Bayram bayram dilimizi acılaştırmayalım, hayırlı bir dilekle bitirelim. Kadını mescitte bile bir fitne unsuru olarak görenler için: Edep yahu!

 

*Diyanet fetvasının tamamı için buraya tıklayınız.
 

1 Yorum

  • Merhaba,

    Geçenlerde babamın anlattığı bir olayı paylaşmak istiyorum. Bir yatsı vaktinde biri camide mevlit okutturmuş. Belli ki yakınları olan kadınları da çağırmışlar ve kadınlar üst katta oturuyormuş. Hoca sohbet falan anlatmış bir de. O sırada yukarıdaki kadınlar çok gürültü etmişler. “Aşağıda bi sürü erkek var, kimseden çıt çıkmıyor. Yukarıda bikaç tane kadın var, sürekli konuşup duruyorlar.” gibi şeyler söyledi. “Biz birine bir şey söyleyeceğimiz zaman kulağına eğilir, fısıltıyla söyleriz ama yok bunlar açık açık konuşuyorlar. Falan abla, filan abla geldin mi? Hoşgeldin. vs vs.” İmam birkaç defa uyarmış ancak yine fayda etmemiş. “Kadınları gerçekten camiye almayacaksın.” dedi sonra babam. Benim babam geri kafalı değildir. Hatta bir keresinde köyde kendi aramızda konuşurken “Kadınlar da cenaze namazı kılsa.” gibi şeyler söylemişti. Belli ki camideki o olaydan sonra iyice tepesi atmış.

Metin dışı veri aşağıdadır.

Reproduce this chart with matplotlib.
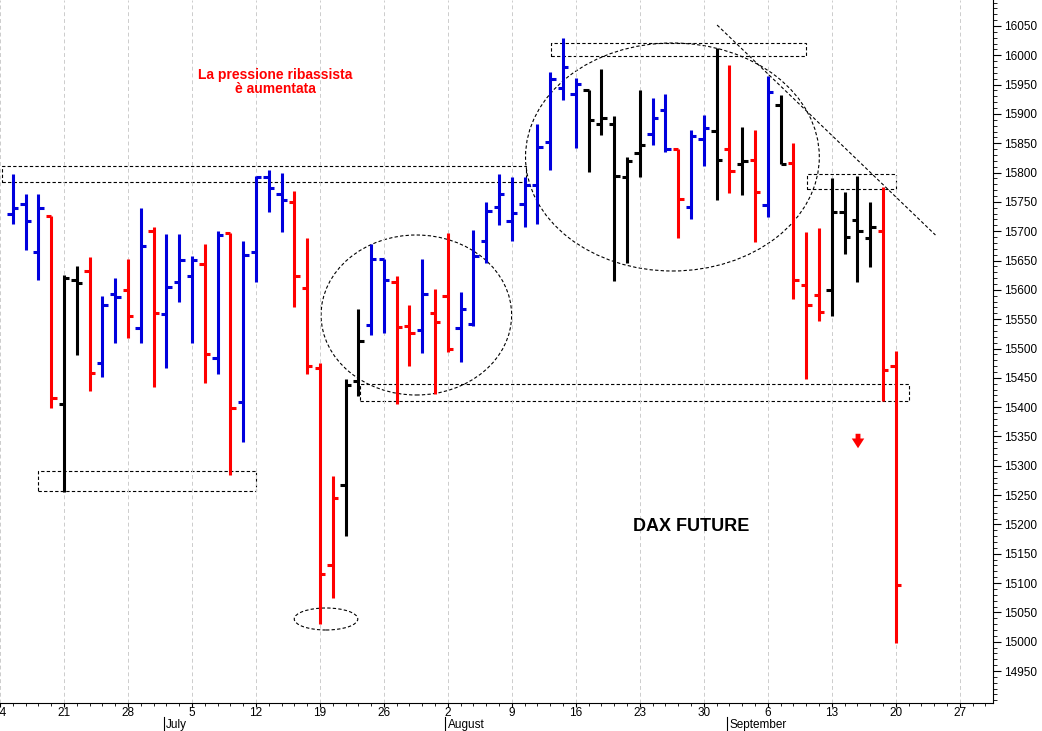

    Babamın önerisine karşı çıkan kişi kendisi de bir kadın olan annemdi “Amaan kadınlar şimdi doğru düzgün durmayı bilmezler, konuşurlar yolu kapatırlar. Namaz kılıp iki sevap kazanacağız diye daha çok günaha girilir boş ver.” filan dedi. (Aklımda kaldığı kadar anlatıyorum.)

    Bu olay beni düşündürdü ve içten içe babama da kırılmıştım. Çünkü ben de bir kadınım ve camilerde namaz kılmak istiyorum. Fakat gerçekten de kadınlarda bir cami adabı yok. Bunun da suçlusu aslında kadınlar değil. Kadınlarda cami kültürü gelişmemiş ki görgü edinsinler. Camide ne yapacaklarını bilmiyorlar. Üstelik camiye gitmek kadınlar için yeni bir aktivite gibi bir şey. O girilemeyen, gizli özel mekana vize almışsınız elbette ki mutluluktan ne yapacağınızı şaşırırsınız! Onlar da mutluluklarını konuşarak dışa vuruyorlar. Heyecanlarını paylaşıyorlar herkesle. Çünkü kendilerini özel hissediyorlar. Öyle her kadın girebilir mi camiye?

    Küçük çocuklar eve misafir gelince ya da misafirliğe gidince şımarırlar ya hani. Bu kadınların durumu da bence buna benziyor.

    Diyanetin o uyarısı bence gerekli görünüyor. Çok fazla takılmamak lazım anlaşılan. Bir geçiş dönemi olarak düşünelim bunu. Kadınlar camiye alışana kadar bence bu böyle devam edecek. Biraz sabırlı olmak lazım.